Variable Indoors Outdoors How to bridge
Power control Very steady; ERG or SIM mode Variable; terrain and wind Practice steady and variable-power sets
Cooling/heat Limited unless well managed Better airflow Use strong fans, hydrate, salt
Inertia Lower, constant Higher, speed-dependent Add big-gear and sprint drills
Coasting Minimal Frequent micro-recoveries Include surge-then-coast intervals
Handling/tactics Minimal Essential Schedule outdoor skills sessions

What doesn’t transfer automatically

  • Cooling and hydration: Without strong airflow, heart rate rises for the same watts and perceived effort climbs. This can suppress indoor FTP vs. outdoor.
  • Micro-recovery skill: Outside, you save matches by coasting and soft-pedaling. Trainers rarely mimic this on-off pattern unless you program it.
  • Bike handling and race craft: Cornering, braking, drafting, positioning, and wind management are learned on the road and in groups, not in a virtual pack.
  • Neuromuscular sprint: Peak watts are often lower on trainers due to inertia and stability. You still need real-road sprints.
  • Durability: Holding power after 2–4 hours depends on fueling and fatigue resistance. Short indoor races don’t fully develop this.

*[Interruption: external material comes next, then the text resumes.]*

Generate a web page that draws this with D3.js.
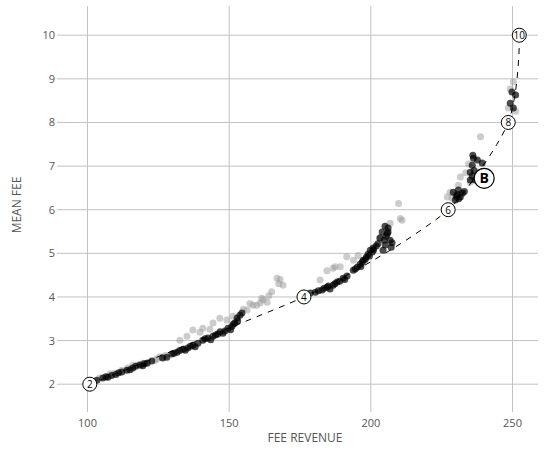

How to turn Zwift fitness into outdoor speed

Set up for honest power

  • Use one power source across environments: If possible, pair your bike’s power meter to Zwift so indoor and outdoor watts match. If not, do a short dual-record comparison to learn any offset.
  • Calibrate: Zero your power meter and perform trainer spindown/warmup checks regularly.
  • ERG vs. SIM mode: Use ERG for steady intervals; use SIM or resistance mode for race-like surges, standing starts, and sprints.

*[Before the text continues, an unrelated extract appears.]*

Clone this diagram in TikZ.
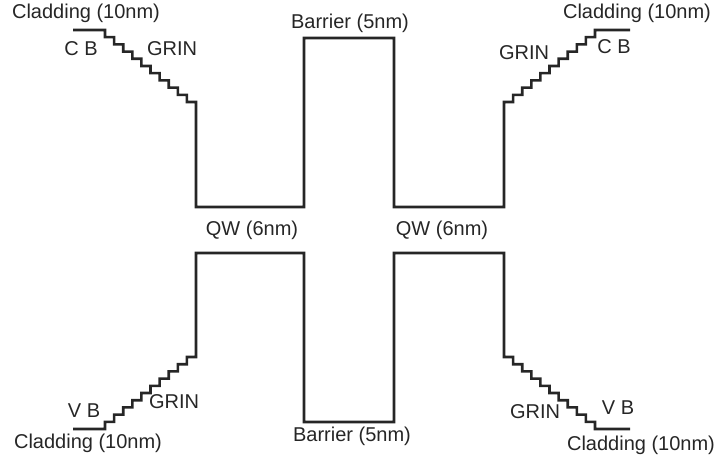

Cool, hydrate, and fuel like it’s July

  • Airflow: Two strong fans aimed at torso and head. If your HR drifts >5–8 bpm at constant watts, improve cooling.
  • Hydration: 500–750 ml per hour with 300–600 mg sodium per hour in most temperate conditions. More in heat.
  • Carbs: 60–90 g per hour on hard rides. Practice the same fueling you’ll use outdoors.

Program for transfer

  • Keep the structure: 2–3 quality sessions per week indoors (threshold, VO2, over-unders) plus endurance volume as schedule and weather allow.
  • Add variability: Include sessions like 30–15s, 40–20s, or 3–5 min hill surges with equal easy pedaling to simulate outdoor dynamics.
  • Build durability: At least one longer ride weekly. Late in that ride, add controlled efforts (e.g., 3 × 8 min at 95–100% FTP) to train fatigue resistance.
  • Torque and sprint: 6–8 × 8–12 s standing sprints from low speed/big gear; 4–6 × 30–40 s seated high-torque climbs at 60–70 rpm.
  • Skills and race craft: Schedule outdoor days for corner exit sprints, descending, paceline work, and group positioning. Keep reps short, technique-first.
Example 7-day blend (build phase)
Mon: Off or 45 min recovery spin Z1–Z2
Tue: VO2 max 5 × 4 min @ 110–120% FTP (indoor)
Wed: Endurance 90 min Z2 + 4 × 20 s sprints (outdoor)
Thu: Over-unders 3 × 12 min (2 min 95% / 1 min 105%) (indoor)
Sat: Long ride 3–4 h Z2; last hour add 3 × 8 min @ 95–100% FTP (outdoor)
Sun: Skills: cornering + 6 × 10 s exits; easy Z2 overall

Testing and tracking progress

  • Test where you race: If you notice a consistent offset, keep separate indoor and outdoor FTP values. Retest each environment at the start of a phase.
  • Field checks: Use a repeatable climb or loop. Track best 5, 20, and 60 min power, normalized power (NP), and variability index (VI). Outdoor improvements with similar or lower VI show better pacing.
  • Monitor durability: Compare power early vs. late in long rides. Aim to hold ≥90–95% of fresh 20–40 min power after 2–3 hours.
  • RPE and HR alignment: At a given wattage, perceived exertion and heart rate should trend down as fitness and cooling improve.

Zwift makes you faster outside when you pair precise indoor work with outdoor skills, smart cooling and fueling, and tests that guide your training zones.